What to work on =>
All lines from the beginning of the listing through the line with "const LOAD_TICKS = [-1, -0.5, 0, 0.5, 1];" are to be copied word for word; the pictures are not.

Data section =>
• • • •
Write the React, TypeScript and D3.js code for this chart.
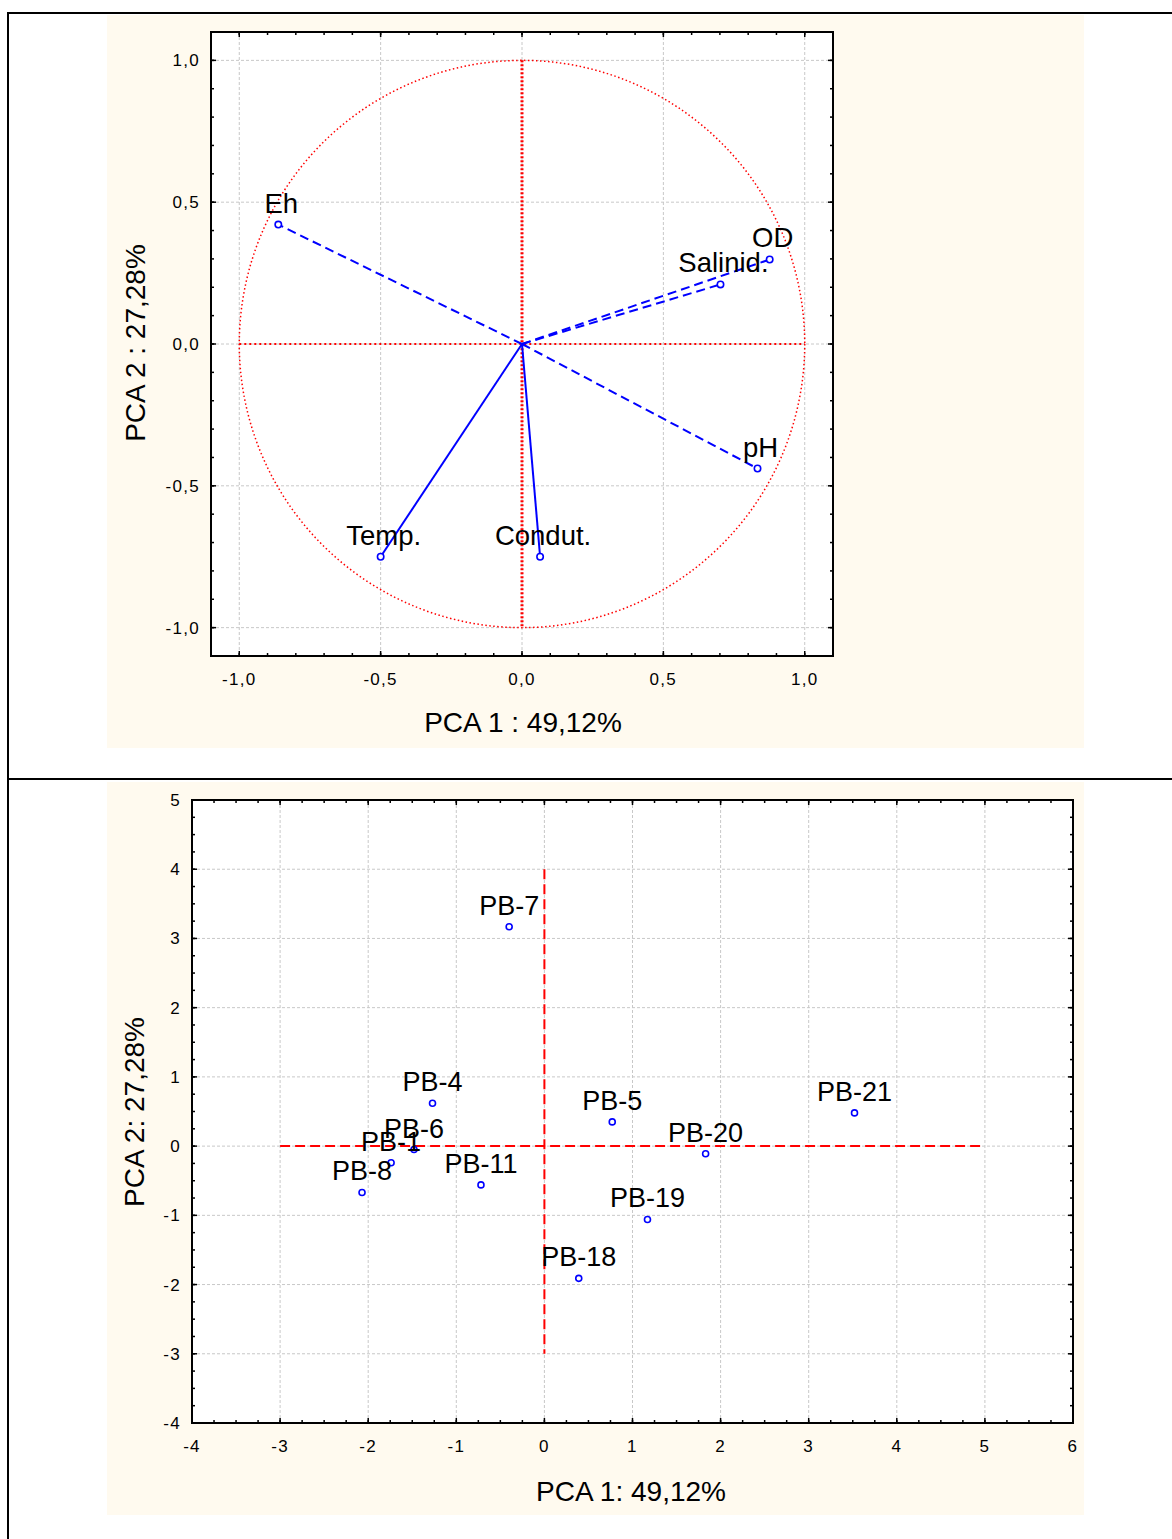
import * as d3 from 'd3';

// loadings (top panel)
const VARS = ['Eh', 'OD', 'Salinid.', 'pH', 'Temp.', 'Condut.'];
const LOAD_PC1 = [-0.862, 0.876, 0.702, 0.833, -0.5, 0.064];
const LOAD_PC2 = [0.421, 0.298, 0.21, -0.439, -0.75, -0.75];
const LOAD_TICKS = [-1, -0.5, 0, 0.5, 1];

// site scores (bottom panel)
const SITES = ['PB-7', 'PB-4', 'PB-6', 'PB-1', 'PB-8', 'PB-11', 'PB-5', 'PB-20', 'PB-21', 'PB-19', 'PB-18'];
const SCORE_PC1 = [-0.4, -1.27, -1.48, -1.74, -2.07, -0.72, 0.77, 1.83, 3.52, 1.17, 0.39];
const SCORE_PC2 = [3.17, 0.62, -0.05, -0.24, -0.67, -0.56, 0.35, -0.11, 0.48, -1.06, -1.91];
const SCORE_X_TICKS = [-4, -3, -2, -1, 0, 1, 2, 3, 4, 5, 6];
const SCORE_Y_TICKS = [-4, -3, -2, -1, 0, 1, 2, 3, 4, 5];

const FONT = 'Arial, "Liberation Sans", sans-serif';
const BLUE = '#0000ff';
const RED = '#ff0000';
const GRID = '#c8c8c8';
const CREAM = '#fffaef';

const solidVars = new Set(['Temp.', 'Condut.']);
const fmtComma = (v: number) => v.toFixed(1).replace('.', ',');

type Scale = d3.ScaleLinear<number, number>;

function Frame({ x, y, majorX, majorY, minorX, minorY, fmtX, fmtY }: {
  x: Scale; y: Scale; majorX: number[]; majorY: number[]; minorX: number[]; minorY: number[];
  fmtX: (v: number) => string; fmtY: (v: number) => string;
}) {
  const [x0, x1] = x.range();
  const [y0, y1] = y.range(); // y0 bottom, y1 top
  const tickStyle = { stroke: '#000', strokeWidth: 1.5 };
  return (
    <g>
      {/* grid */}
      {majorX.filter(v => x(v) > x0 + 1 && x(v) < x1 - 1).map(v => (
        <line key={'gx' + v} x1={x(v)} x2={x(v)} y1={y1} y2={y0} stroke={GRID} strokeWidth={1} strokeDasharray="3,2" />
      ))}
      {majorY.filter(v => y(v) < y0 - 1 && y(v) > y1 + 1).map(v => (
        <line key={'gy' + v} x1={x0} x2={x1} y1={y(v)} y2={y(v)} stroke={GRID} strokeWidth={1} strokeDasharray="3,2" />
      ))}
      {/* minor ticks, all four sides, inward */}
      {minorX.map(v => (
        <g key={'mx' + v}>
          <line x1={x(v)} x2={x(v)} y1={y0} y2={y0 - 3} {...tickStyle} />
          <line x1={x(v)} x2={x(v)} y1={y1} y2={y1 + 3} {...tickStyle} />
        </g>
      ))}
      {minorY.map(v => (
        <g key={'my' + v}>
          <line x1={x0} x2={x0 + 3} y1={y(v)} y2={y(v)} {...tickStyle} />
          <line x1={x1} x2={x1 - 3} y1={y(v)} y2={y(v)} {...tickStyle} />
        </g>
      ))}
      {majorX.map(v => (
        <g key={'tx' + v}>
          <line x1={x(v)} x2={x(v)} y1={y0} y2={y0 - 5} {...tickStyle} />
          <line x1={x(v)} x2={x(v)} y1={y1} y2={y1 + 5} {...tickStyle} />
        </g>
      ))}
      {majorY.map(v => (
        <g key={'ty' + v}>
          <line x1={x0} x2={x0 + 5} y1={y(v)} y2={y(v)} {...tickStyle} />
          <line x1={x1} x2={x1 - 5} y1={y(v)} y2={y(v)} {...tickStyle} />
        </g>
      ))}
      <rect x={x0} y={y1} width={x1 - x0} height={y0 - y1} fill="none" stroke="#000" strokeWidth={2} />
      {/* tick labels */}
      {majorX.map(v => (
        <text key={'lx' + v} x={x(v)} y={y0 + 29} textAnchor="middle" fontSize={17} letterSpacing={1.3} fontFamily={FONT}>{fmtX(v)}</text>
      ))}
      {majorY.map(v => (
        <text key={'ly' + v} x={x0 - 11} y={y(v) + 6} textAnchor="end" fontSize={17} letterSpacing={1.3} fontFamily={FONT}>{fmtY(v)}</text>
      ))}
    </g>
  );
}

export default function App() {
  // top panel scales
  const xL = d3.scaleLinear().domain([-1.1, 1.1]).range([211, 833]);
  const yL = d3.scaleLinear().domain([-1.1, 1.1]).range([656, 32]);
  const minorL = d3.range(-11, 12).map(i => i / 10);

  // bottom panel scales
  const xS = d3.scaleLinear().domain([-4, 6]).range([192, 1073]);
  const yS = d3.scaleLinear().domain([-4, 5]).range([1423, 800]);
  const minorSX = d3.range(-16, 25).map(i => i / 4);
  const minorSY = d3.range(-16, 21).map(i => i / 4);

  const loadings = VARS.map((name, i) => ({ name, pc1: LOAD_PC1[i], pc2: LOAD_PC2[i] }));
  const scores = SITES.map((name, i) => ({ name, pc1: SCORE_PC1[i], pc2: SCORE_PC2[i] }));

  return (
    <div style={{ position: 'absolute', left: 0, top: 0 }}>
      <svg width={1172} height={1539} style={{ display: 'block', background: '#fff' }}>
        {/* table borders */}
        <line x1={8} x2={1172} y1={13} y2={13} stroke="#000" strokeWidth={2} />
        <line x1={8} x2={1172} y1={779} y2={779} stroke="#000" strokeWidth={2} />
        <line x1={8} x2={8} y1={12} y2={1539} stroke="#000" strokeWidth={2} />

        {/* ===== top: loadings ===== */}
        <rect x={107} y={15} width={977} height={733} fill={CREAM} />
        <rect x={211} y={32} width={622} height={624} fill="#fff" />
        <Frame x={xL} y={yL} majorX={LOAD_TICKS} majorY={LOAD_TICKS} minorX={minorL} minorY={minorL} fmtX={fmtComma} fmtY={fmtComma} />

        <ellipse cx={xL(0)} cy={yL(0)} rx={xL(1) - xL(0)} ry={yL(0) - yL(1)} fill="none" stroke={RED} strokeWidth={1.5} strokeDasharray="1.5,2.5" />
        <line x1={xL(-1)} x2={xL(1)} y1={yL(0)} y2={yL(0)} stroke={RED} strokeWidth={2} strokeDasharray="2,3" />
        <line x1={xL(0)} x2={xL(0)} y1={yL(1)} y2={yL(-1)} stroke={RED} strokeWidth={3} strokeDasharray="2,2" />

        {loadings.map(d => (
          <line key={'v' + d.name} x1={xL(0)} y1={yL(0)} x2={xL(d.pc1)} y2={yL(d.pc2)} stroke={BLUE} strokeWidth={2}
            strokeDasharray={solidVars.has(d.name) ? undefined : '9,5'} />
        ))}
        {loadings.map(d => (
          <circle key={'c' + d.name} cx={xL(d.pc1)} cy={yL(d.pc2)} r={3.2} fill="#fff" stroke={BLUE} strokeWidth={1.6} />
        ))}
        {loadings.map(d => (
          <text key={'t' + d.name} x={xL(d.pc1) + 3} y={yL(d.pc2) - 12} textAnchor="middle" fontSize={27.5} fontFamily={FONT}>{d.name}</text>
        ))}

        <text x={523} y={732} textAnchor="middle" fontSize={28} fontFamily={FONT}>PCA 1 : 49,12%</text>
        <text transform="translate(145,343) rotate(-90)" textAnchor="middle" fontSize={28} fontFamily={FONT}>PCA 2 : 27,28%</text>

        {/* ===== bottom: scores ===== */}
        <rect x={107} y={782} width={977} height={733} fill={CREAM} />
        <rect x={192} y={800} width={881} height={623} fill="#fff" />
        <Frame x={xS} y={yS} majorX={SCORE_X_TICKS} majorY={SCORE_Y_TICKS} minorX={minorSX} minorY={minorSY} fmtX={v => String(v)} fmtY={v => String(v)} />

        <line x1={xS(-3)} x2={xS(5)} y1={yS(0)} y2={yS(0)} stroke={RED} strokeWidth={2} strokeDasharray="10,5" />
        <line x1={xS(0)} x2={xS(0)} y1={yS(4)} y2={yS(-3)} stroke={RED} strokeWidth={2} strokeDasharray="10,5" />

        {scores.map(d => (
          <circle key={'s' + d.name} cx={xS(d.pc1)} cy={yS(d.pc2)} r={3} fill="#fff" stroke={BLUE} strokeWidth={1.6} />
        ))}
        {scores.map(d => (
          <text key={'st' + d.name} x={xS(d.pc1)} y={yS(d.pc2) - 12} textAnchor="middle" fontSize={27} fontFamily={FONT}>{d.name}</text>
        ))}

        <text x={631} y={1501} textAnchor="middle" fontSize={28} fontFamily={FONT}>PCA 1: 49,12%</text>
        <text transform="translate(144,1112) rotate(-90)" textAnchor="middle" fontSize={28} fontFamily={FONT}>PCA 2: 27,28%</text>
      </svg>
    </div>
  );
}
• • • •
Correct output =>
Write the React, TypeScript and D3.js code for this chart.
import * as d3 from 'd3';

// loadings (top panel)
const VARS = ['Eh', 'OD', 'Salinid.', 'pH', 'Temp.', 'Condut.'];
const LOAD_PC1 = [-0.862, 0.876, 0.702, 0.833, -0.5, 0.064];
const LOAD_PC2 = [0.421, 0.298, 0.21, -0.439, -0.75, -0.75];
const LOAD_TICKS = [-1, -0.5, 0, 0.5, 1];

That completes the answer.